__Given problem__
Using the listing below, output only the lines from the one that contains "Write the matplotlib code for this chart." through the one that contains "plt.rcParams['font.family'] = ['Liberation", inclusive, exactly as given and without images.

——

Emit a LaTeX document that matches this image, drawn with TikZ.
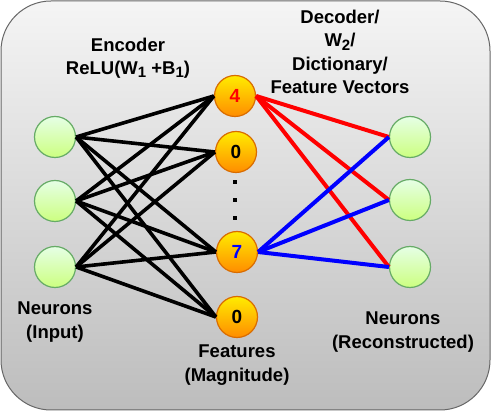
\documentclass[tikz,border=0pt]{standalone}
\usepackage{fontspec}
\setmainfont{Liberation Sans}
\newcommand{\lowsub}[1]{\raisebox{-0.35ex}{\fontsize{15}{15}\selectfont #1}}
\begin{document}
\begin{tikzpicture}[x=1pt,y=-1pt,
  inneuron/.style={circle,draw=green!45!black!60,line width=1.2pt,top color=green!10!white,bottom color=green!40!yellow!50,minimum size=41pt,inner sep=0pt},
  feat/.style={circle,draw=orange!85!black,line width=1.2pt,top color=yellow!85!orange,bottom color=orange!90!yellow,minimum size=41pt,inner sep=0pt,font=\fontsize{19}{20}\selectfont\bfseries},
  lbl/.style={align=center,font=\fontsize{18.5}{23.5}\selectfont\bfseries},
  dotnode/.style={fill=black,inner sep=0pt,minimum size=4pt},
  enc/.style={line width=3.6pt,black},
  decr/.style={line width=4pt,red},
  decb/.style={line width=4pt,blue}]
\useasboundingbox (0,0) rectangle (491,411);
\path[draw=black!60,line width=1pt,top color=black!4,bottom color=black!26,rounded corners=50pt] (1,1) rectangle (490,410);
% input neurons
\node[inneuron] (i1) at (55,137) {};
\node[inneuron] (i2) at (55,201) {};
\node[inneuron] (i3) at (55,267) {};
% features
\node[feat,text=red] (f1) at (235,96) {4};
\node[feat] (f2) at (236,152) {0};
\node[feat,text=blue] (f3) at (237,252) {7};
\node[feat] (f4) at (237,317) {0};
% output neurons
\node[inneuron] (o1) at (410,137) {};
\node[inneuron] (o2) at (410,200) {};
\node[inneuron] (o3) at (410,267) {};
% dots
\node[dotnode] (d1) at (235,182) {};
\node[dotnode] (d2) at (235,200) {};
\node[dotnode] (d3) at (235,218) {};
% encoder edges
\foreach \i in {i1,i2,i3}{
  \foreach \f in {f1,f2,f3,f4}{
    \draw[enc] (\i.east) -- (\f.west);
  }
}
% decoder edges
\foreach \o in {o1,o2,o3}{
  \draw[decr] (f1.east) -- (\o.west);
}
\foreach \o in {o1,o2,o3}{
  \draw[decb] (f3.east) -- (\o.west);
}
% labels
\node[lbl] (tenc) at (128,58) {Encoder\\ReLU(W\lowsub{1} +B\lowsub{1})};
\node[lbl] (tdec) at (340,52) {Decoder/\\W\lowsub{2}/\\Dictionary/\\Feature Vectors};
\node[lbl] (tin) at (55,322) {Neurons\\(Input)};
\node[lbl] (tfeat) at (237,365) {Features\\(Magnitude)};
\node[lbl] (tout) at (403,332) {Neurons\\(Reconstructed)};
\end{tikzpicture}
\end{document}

——

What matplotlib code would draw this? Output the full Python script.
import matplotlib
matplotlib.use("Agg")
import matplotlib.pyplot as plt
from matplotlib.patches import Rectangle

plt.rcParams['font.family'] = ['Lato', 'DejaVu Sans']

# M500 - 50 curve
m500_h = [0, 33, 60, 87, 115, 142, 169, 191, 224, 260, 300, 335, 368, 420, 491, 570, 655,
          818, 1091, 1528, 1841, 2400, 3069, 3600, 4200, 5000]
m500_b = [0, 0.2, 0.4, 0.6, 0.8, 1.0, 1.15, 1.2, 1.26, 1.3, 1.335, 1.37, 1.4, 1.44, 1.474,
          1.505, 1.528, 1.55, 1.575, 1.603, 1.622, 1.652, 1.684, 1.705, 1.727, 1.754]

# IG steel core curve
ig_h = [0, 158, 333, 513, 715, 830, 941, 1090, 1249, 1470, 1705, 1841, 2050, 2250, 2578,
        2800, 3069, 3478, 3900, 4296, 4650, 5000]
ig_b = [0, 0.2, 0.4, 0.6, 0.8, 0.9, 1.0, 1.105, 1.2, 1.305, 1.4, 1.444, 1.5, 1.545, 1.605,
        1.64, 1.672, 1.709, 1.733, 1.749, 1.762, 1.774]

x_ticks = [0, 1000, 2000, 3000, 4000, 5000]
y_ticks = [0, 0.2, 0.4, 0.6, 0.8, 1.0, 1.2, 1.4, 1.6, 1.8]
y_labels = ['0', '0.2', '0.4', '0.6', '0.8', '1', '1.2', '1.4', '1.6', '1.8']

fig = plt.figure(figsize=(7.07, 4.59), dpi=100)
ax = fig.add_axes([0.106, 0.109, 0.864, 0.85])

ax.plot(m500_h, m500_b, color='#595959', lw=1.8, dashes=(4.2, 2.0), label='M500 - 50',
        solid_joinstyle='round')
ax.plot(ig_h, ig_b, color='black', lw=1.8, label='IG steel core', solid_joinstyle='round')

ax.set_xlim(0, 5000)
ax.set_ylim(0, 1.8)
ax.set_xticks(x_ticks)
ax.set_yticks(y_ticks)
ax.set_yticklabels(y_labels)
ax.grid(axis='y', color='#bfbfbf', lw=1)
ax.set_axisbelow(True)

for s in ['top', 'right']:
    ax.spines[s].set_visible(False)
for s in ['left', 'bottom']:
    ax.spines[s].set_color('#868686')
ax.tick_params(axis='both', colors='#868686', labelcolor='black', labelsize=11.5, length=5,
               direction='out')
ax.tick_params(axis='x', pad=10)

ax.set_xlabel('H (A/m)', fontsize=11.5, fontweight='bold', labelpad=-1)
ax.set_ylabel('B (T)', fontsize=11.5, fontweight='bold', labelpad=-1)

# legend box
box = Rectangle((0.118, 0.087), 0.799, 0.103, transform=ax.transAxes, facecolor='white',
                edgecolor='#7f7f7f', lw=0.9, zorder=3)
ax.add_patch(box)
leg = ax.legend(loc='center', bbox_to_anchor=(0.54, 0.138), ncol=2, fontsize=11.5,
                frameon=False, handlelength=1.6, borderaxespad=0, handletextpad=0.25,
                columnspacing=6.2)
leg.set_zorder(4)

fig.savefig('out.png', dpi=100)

——

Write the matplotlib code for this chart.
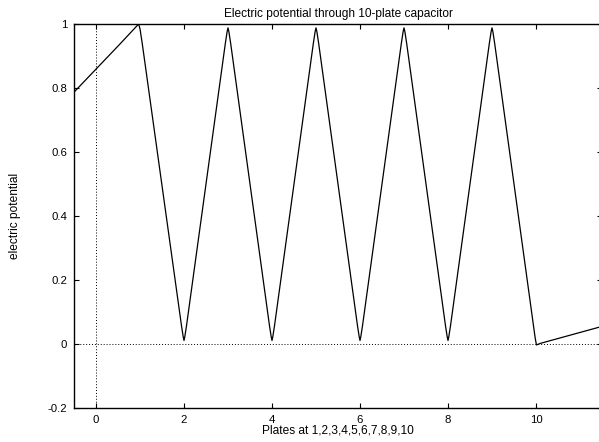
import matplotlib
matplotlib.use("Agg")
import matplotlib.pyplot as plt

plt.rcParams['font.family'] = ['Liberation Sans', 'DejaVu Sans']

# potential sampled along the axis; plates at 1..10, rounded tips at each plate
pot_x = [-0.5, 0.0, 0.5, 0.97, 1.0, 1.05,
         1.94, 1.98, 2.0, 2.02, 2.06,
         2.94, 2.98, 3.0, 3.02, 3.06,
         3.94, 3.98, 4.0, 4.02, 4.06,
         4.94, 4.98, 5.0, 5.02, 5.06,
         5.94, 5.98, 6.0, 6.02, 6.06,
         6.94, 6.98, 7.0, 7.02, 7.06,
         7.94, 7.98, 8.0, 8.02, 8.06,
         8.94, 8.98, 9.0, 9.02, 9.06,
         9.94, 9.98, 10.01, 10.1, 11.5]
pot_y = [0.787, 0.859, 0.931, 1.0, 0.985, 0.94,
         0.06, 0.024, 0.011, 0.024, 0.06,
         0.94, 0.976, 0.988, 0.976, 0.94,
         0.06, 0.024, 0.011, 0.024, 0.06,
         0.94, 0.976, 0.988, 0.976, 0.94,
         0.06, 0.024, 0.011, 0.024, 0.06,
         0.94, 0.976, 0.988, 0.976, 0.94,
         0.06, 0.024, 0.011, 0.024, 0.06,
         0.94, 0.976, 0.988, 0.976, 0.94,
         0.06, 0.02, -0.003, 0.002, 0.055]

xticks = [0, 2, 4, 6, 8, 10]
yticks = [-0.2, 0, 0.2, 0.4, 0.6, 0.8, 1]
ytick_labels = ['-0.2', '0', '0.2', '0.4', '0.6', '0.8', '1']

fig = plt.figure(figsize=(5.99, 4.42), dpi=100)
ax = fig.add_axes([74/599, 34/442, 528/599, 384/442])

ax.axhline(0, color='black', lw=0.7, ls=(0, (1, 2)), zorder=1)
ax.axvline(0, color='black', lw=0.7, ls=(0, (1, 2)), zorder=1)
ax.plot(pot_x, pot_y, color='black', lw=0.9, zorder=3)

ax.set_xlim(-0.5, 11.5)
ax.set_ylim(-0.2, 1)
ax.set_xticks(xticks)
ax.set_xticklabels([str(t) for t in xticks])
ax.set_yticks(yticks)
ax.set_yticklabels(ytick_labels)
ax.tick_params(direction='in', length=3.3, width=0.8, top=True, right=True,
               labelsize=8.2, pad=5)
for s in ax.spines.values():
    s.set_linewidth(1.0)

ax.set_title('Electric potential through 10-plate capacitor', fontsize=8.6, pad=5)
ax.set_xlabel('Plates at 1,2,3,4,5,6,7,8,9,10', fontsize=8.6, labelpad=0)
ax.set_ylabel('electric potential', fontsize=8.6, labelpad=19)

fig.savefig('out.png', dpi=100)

——

__Result of this exercise__
Write the matplotlib code for this chart.
import matplotlib
matplotlib.use("Agg")
import matplotlib.pyplot as plt

plt.rcParams['font.family'] = ['Liberation Sans', 'DejaVu Sans']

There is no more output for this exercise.